A Sufiana love story that gets bogged down by Babri Masjid, 9/11 and the 2002 Gujarat riots
Mausam is a flawed film, but it is a movie with a distinct directorial vision. This is what makes it interesting. The film is about the love affair of a Punjabi boy with a Kashmiri girl. By itself, this is not an unusual plot. What is unique is the way the film is suffused with a Sufi understanding of the confluence of two cultures. The love between the couple is expressed through cinematic poetry that has some of the flavour of Kabir.

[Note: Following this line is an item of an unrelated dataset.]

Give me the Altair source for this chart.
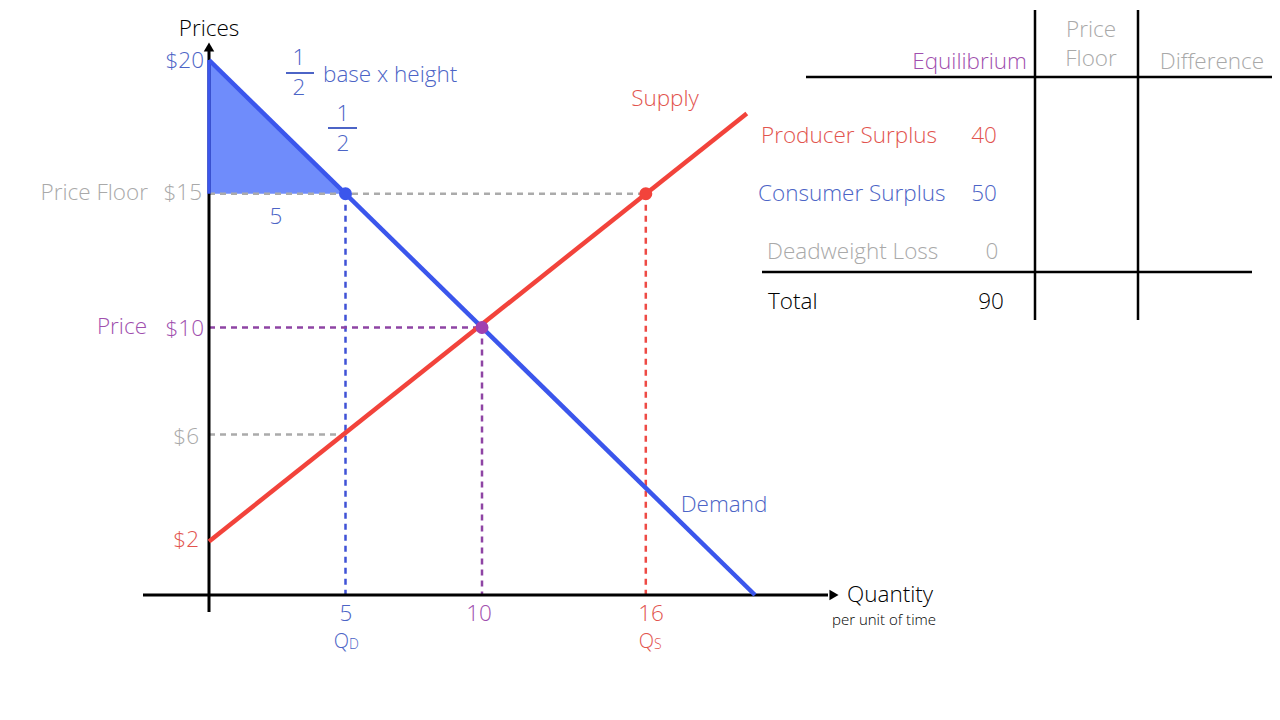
import altair as alt
import pandas as pd

# ---------------- data ----------------
demand_q = [0, 20]
demand_p = [20, 0]
supply_q = [0, 19.7]
supply_p = [2, 18]
floor_price = 15
eq_q, eq_p = 10, 10
qd, qs = 5, 16
supply_at_qd = 6
cs_tri_q = [0, 5]
cs_tri_top = [20, 15]
cs_tri_bottom = [15, 15]

table_rows = ["Producer Surplus", "Consumer Surplus", "Deadweight Loss", "Total"]
table_eq = ["40", "50", "0", "90"]
table_cols = ["Equilibrium", "Price", "Floor", "Difference"]

# ---------------- layout helpers ----------------
X0, SX, Y0, SY, OFF = 209, 27.3, 595, 26.75, 8
W, H = 1264, 704


def dx(px):
    return (px - X0) / SX


def dy(py):
    return (Y0 - py) / SY


XS = alt.Scale(domain=[dx(OFF), dx(OFF + W)], nice=False, zero=False)
YS = alt.Scale(domain=[dy(OFF + H), dy(OFF)], nice=False, zero=False)

FONT = "Open Sans"
FW = 300
FS = 22.5
BLUE_T = "#4c64c6"
RED_T = "#e2544e"
PURP_T = "#a04fae"
GRAY_T = "#a9a9a9"
BLUE_L = "#3b56ec"
RED_L = "#f2433b"
PURP_L = "#8e44a4"
GRAY_L = "#ababab"


def X(f="x"):
    return alt.X(f + ":Q", scale=XS, axis=None)


def Y(f="y"):
    return alt.Y(f + ":Q", scale=YS, axis=None)


layers = []

# shaded consumer surplus triangle
tri = pd.DataFrame({"x": cs_tri_q, "y": cs_tri_top, "y2": cs_tri_bottom})
layers.append(alt.Chart(tri).mark_area(color="#6f8cfb", opacity=1).encode(
    x=X(), y=Y(), y2="y2:Q"))


def segs(rows, color, width, dash=None):
    df = pd.DataFrame(rows, columns=["x", "y", "x2", "y2"])
    kw = dict(color=color, strokeWidth=width)
    if dash:
        kw["strokeDash"] = dash
    return alt.Chart(df).mark_rule(**kw).encode(x=X(), y=Y(), x2="x2:Q", y2="y2:Q")


# dashed guide lines
layers.append(segs([(0, floor_price, qs, floor_price), (0, supply_at_qd, qd, supply_at_qd)],
                   GRAY_L, 2.5, [6, 5]))
layers.append(segs([(qd, floor_price, qd, 0)], "#3f52d6", 2.5, [6, 5]))
layers.append(segs([(0, eq_p, eq_q, eq_p), (eq_q, eq_p, eq_q, 0)], PURP_L, 2.5, [6, 5]))
layers.append(segs([(qs, floor_price, qs, 0)], "#ee4a45", 2.5, [6, 5]))

# axes
layers.append(segs([(dx(143), 0, dx(828), 0), (0, dy(612), 0, dy(50))], "black", 3))
layers.append(segs([(0, 15, 0, 20)], "#3b56ec", 3.5))
arrows = pd.DataFrame({"x": [dx(209), dx(834)], "y": [dy(47), dy(595)],
                       "s": ["triangle-up", "triangle-right"]})
layers.append(alt.Chart(arrows).mark_point(filled=True, color="black", size=110, opacity=1).encode(
    x=X(), y=Y(), shape=alt.Shape("s:N", scale=None)))

# fraction bars
layers.append(segs([(dx(286), dy(73), dx(314), dy(73)), (dx(328), dy(128), dx(357), dy(128))],
                   BLUE_T, 2))

# demand & supply curves
dem = pd.DataFrame({"x": demand_q, "y": demand_p})
sup = pd.DataFrame({"x": supply_q, "y": supply_p})
layers.append(alt.Chart(dem).mark_line(color=BLUE_L, strokeWidth=4.5).encode(x=X(), y=Y()))
layers.append(alt.Chart(sup).mark_line(color=RED_L, strokeWidth=4.5).encode(x=X(), y=Y()))

# key points
pts = pd.DataFrame({"x": [qd, eq_q, qs], "y": [floor_price, eq_p, floor_price],
                    "c": [BLUE_L, "#a041b0", RED_L]})
layers.append(alt.Chart(pts).mark_point(filled=True, size=170, opacity=1).encode(
    x=X(), y=Y(), color=alt.Color("c:N", scale=None)))

# table lines
layers.append(segs([(dx(806), dy(77), dx(1272), dy(77)), (dx(762), dy(272), dx(1252), dy(272)),
                    (dx(1035), dy(10), dx(1035), dy(320)), (dx(1138), dy(10), dx(1138), dy(320))],
                   "black", 2.5))

# ---------------- texts ----------------
texts = [
    # (px, py, text, color, size, align)
    (209, 29, "Prices", "black", FS, "center"),
    (204, 61, "$20", BLUE_T, FS, "right"),
    (148, 193, "Price Floor", GRAY_T, FS, "right"),
    (202, 193, "$15", GRAY_T, FS, "right"),
    (276, 217, "5", BLUE_T, FS, "center"),
    (299, 58, "1", BLUE_T, FS, "center"),
    (299, 88, "2", BLUE_T, FS, "center"),
    (323, 75, "base x  height", BLUE_T, FS, "left"),
    (343, 114, "1", BLUE_T, FS, "center"),
    (343, 144, "2", BLUE_T, FS, "center"),
    (665, 99, "Supply", RED_T, FS, "center"),
    (724, 505, "Demand", BLUE_T, FS, "center"),
    (147, 327, "Price", PURP_T, FS, "right"),
    (204, 329, "$10", PURP_T, FS, "right"),
    (199, 437, "$6", GRAY_T, FS, "right"),
    (199, 540, "$2", RED_T, FS, "right"),
    (346, 614, str(qd), BLUE_T, FS, "center"),
    (349, 642, "Q", BLUE_T, 20, "right"),
    (349, 645, "D", BLUE_T, 14, "left"),
    (479, 614, str(eq_q), PURP_T, FS, "center"),
    (651, 614, str(qs), RED_T, FS, "center"),
    (654, 642, "Q", RED_T, 20, "right"),
    (654, 645, "S", RED_T, 14, "left"),
    (847, 595, "Quantity", "black", FS, "left"),
    (832, 620, "per unit of time", "black", 15, "left"),
    # table
    (1027, 62, table_cols[0], PURP_T, FS, "right"),
    (1091, 30, table_cols[1], GRAY_T, FS, "center"),
    (1091, 59, table_cols[2], GRAY_T, FS, "center"),
    (1212, 62, table_cols[3], GRAY_T, FS, "center"),
    (761, 136, table_rows[0], RED_T, FS, "left"),
    (758, 194, table_rows[1], BLUE_T, FS, "left"),
    (767, 252, table_rows[2], GRAY_T, FS, "left"),
    (768, 302, table_rows[3], "black", FS, "left"),
    (984, 136, table_eq[0], RED_T, FS, "center"),
    (984, 194, table_eq[1], BLUE_T, FS, "center"),
    (992, 252, table_eq[2], GRAY_T, FS, "center"),
    (991, 302, table_eq[3], "black", FS, "center"),
]
tdf = pd.DataFrame(texts, columns=["px", "py", "t", "c", "fs", "a"])
tdf["x"] = tdf["px"].map(dx)
tdf["y"] = tdf["py"].map(dy)
for a in ["left", "center", "right"]:
    sub = tdf[tdf["a"] == a]
    layers.append(alt.Chart(sub).mark_text(align=a, baseline="middle", font=FONT,
                                           fontWeight=FW).encode(
        x=X(), y=Y(), text="t:N", color=alt.Color("c:N", scale=None),
        size=alt.Size("fs:Q", scale=None)))

chart = alt.layer(*layers).properties(
    width=W, height=H, padding=0, autosize=alt.AutoSizeParams(type="none"),
    background="white",
).configure_view(stroke=None)

chart.save("out.html", embed_options={"renderer": "svg", "actions": False})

The great mystic poet of the 15th century is said to have harmonised Hinduism and Islam through verse. His work also has a deep connection with Sikhism. The first part of Mausam is set in Punjab, which is where Harry, aka Harinder Singh, meets Aayat Rasool, a girl who is fleeing violence in Kashmir. The name Aayat, it is explained, means a holy verse, and when the two fall in love, they are speechless, but not wordless.
In an extraordinary scene, they write their love in lyrics, set to music, and Aayat puts each one of the couplets that Harry writes into a glass of water. The ink dissolves, and Aayat soon disappears from Punjab.
She turns up years later in Edinburgh, Scotland, selling tickets to a Mozart concert. Harry (Shahid Kapoor) is there too, now a squadron leader with the IAF. After listening attentively to a beautiful rendering of Eine Kleine Nachtmusik, he spots Aayat (Sonam Kapoor). The love affair resumes, this time more articulately.
Mausam is a good film, poetically speaking, but over-the-top with its geo-politics. It references Babri Masjid, 9/11 and the 2002 Gujarat riots, and this ideological posturing drags the movie down from its delightful set-up and turns the second half into a confused meandering across the globe.
The love affair, so poetic in its essence, loses credibility, and the film ends, unfortunately, with a whimper.